AIM
Your task is to retype the lines between the line with "Emit a Python" and the line with "from matplotlib.patches import Patch", inclusive. Copy no pictures and no other lines.
>>>>
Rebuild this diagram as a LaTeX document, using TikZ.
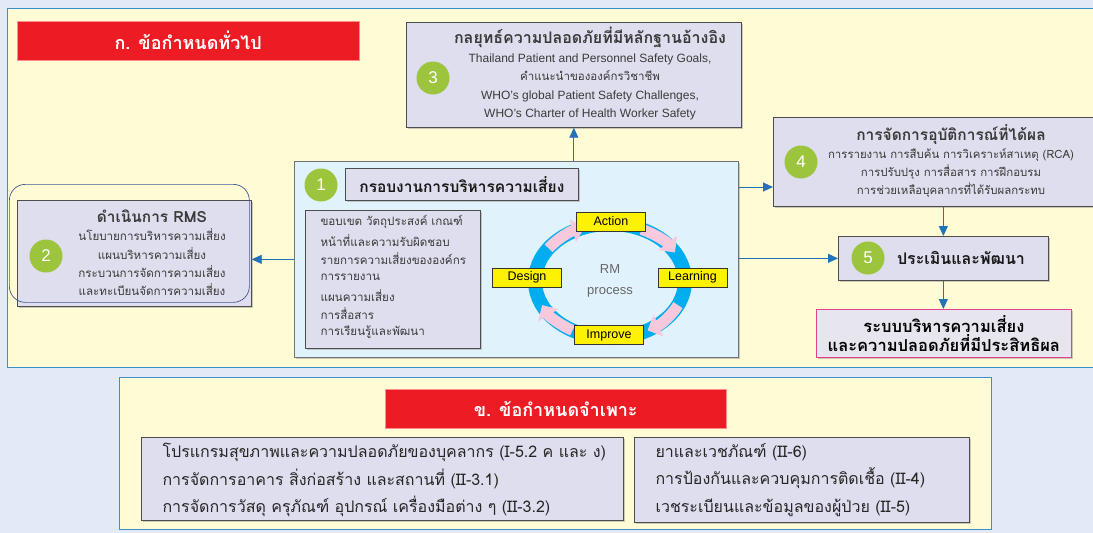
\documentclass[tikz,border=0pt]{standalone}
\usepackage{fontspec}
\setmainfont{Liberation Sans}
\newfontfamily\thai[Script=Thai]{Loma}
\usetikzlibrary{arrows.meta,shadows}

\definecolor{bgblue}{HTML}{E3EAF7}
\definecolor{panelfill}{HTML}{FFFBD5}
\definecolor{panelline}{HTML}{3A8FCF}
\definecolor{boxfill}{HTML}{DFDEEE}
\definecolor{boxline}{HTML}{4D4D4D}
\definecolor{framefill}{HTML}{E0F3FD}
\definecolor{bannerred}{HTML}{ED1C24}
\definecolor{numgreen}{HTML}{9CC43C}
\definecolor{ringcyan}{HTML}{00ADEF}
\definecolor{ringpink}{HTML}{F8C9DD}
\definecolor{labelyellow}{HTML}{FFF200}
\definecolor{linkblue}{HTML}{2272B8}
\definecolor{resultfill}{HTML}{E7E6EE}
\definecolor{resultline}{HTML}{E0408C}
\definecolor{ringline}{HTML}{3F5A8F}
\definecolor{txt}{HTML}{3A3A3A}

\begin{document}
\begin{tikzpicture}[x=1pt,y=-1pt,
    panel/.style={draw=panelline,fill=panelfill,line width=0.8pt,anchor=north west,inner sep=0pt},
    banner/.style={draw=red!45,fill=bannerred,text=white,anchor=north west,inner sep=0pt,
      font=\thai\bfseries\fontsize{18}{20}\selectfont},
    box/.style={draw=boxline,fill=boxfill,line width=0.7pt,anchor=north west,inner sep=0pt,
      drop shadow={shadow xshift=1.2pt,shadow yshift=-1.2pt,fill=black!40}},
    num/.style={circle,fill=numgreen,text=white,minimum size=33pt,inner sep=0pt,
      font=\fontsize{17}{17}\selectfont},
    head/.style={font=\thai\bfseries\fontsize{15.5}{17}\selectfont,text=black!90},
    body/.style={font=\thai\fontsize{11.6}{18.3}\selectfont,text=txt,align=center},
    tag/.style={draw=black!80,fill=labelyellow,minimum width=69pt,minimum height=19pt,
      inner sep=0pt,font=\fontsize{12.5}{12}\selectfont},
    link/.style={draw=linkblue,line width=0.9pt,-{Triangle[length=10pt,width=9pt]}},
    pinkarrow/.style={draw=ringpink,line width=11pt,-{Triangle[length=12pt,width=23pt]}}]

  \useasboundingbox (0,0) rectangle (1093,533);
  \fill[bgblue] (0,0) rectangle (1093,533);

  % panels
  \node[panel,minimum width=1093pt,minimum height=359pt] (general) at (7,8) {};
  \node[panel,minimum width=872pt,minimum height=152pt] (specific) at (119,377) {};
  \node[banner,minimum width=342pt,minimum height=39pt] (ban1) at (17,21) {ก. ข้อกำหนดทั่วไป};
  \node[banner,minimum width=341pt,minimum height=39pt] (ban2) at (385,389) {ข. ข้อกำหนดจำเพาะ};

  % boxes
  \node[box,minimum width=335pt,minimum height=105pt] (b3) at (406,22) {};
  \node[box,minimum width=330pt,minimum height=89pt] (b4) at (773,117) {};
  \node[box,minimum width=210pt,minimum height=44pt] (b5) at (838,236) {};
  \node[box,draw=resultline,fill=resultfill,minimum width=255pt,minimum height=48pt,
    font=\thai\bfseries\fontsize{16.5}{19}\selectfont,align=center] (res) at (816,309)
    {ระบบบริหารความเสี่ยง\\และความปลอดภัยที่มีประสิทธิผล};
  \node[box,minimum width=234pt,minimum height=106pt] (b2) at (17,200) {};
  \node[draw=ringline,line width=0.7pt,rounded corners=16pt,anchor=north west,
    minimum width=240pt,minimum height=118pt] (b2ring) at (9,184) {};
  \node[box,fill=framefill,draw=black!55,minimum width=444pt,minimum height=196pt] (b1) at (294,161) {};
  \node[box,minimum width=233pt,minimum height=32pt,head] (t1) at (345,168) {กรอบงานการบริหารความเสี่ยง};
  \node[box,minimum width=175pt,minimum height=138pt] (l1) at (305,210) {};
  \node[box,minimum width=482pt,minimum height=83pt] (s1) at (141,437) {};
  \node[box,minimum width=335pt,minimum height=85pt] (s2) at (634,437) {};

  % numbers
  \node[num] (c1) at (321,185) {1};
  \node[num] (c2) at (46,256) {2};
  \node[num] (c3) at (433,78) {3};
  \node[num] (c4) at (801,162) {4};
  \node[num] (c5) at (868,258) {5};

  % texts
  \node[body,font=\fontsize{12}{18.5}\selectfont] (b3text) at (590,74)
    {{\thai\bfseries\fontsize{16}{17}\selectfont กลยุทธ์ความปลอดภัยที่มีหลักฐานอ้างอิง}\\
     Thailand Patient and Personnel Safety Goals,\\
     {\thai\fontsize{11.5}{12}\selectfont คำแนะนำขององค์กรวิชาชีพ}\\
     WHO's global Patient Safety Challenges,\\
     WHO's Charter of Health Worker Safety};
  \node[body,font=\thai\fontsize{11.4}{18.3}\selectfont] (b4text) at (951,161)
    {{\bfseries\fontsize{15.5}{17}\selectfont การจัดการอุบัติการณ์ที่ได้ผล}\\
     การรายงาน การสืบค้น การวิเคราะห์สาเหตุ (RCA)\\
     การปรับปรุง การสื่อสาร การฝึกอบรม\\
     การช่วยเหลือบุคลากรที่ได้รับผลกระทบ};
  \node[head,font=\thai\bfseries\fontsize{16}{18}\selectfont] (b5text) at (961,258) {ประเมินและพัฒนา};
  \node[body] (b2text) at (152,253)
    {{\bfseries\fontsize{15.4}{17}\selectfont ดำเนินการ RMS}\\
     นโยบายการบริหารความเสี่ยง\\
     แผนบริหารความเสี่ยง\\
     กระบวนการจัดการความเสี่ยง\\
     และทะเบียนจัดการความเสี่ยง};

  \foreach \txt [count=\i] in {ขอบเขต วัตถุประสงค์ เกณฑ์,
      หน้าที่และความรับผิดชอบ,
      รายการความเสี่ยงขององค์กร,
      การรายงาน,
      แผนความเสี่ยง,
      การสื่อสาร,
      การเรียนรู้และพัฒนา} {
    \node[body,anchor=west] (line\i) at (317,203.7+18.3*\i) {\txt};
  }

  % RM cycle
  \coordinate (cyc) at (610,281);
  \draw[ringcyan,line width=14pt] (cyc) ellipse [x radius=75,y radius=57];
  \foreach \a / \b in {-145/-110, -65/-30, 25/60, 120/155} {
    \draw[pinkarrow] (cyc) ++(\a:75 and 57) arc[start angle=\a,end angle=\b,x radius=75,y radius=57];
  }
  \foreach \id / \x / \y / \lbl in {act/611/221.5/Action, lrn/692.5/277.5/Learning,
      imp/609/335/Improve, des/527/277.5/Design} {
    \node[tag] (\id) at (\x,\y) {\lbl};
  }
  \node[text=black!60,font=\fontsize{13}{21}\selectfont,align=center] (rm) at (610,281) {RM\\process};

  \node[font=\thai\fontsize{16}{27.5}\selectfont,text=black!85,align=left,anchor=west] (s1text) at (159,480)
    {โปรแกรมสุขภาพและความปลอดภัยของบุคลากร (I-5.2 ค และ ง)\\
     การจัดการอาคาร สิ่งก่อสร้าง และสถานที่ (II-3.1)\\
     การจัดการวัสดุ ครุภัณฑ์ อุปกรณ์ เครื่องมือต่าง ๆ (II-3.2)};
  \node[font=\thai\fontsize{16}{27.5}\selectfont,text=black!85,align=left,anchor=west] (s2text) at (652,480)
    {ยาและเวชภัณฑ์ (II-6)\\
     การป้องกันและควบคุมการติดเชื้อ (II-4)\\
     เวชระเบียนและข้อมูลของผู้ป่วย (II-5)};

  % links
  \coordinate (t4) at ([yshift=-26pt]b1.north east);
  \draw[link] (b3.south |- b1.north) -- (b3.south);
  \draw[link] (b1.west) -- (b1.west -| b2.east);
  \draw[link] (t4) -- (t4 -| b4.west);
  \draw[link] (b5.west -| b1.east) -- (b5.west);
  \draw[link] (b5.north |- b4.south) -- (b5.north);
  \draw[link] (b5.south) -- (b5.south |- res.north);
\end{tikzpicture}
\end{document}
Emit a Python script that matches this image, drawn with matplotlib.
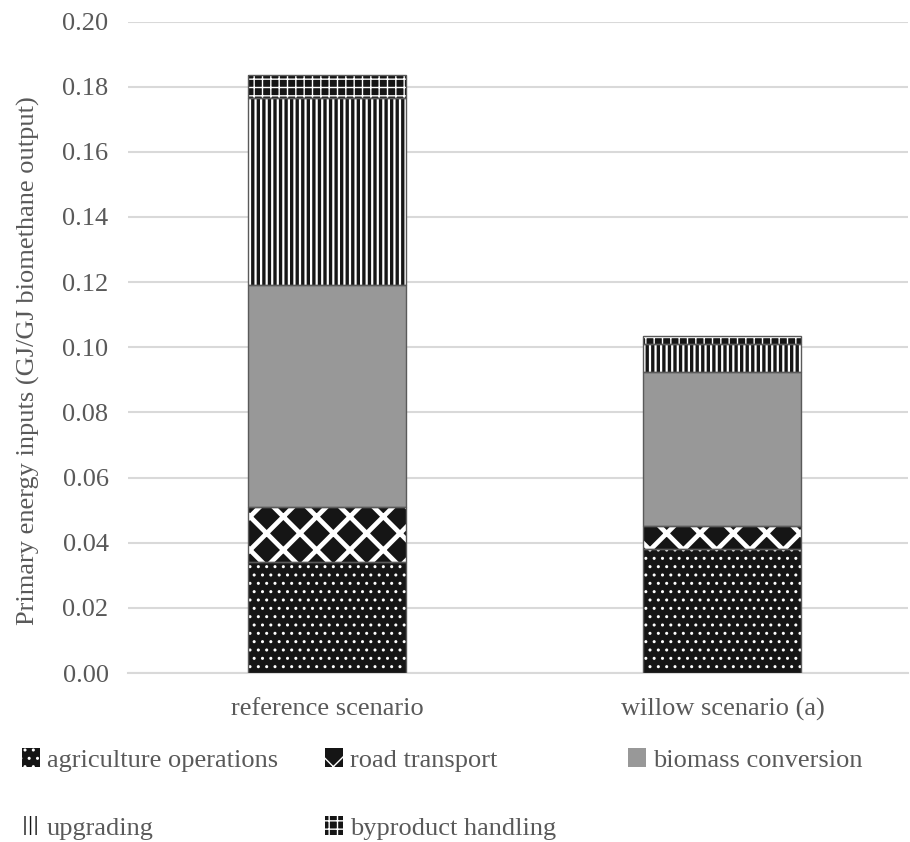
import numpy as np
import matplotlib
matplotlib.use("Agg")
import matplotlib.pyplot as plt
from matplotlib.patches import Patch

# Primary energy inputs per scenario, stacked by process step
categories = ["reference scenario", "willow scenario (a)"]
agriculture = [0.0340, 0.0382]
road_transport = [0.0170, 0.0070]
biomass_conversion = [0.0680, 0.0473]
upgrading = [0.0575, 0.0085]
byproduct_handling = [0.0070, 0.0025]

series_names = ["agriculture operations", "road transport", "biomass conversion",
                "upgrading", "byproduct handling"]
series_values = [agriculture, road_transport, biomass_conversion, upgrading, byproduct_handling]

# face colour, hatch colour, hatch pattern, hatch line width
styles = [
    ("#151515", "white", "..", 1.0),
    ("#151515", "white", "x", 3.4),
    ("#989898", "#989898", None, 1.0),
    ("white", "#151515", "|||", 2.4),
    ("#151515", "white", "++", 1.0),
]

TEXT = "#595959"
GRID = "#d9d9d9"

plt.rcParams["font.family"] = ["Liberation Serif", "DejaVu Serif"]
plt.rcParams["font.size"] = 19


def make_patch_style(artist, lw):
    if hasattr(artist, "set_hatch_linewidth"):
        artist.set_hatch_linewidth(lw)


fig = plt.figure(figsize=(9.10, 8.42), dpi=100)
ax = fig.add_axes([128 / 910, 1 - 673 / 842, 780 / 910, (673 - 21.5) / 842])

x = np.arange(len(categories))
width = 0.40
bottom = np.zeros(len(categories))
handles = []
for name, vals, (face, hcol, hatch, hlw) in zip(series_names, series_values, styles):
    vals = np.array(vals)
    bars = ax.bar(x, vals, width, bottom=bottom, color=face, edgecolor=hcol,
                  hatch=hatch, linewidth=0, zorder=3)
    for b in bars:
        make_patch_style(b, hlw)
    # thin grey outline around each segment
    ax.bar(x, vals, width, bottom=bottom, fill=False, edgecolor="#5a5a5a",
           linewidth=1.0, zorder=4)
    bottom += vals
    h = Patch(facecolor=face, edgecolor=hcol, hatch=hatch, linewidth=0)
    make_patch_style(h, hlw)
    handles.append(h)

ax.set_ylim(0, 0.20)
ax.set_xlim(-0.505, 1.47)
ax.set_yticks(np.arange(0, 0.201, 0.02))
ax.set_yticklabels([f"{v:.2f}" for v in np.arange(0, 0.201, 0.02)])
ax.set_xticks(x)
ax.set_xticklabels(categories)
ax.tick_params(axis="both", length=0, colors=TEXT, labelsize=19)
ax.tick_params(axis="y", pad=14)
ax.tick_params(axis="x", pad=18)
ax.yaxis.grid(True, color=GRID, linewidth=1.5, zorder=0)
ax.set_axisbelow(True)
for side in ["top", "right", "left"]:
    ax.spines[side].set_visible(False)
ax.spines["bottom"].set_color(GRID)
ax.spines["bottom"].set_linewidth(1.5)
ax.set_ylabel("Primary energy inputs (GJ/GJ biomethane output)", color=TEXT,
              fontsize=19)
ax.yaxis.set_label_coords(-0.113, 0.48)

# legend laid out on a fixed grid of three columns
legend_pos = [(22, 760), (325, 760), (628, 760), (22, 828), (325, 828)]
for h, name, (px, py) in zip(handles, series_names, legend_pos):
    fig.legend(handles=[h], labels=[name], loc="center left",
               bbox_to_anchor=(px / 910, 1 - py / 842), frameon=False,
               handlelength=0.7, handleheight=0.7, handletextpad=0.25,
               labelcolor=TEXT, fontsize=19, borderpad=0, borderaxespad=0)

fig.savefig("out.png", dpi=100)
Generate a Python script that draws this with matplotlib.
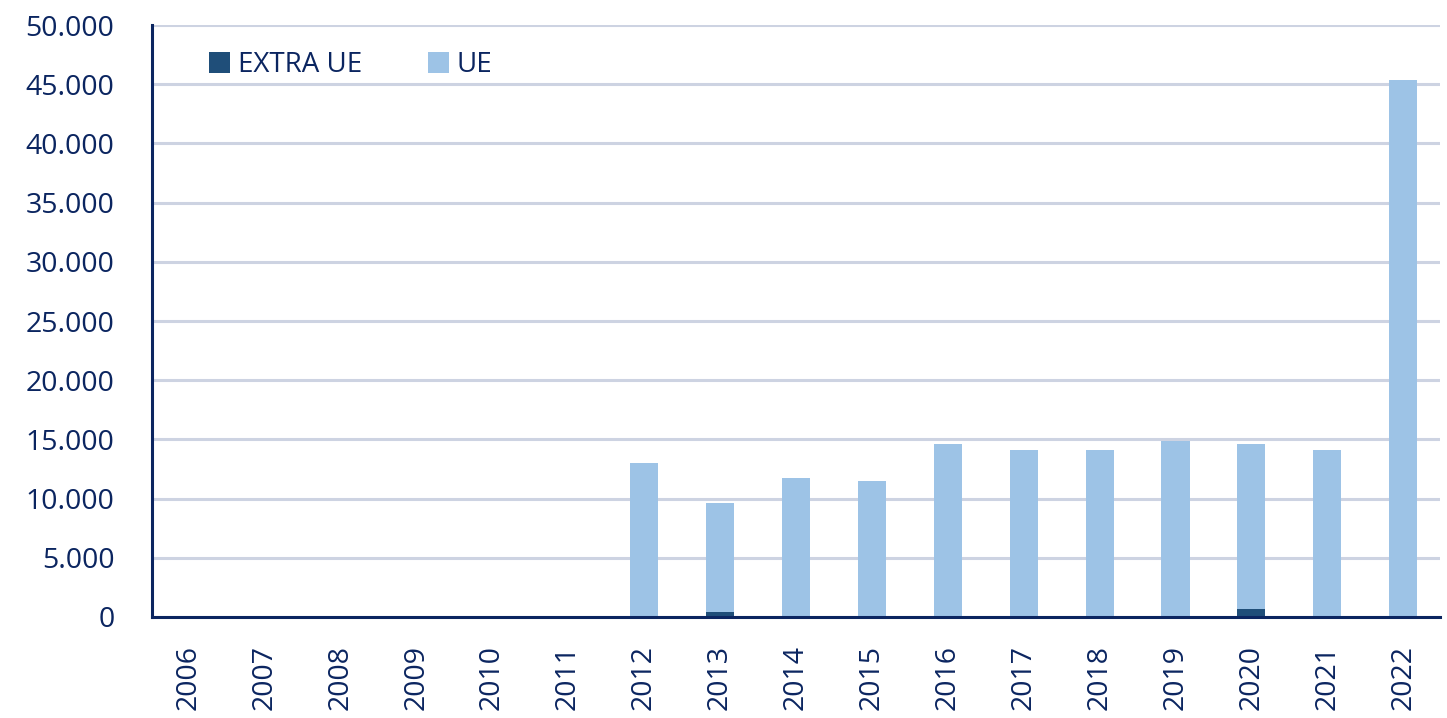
<<<<
PROBLEM SOLUTION
Emit a Python script that matches this image, drawn with matplotlib.
import numpy as np
import matplotlib
matplotlib.use("Agg")
import matplotlib.pyplot as plt
from matplotlib.patches import Patch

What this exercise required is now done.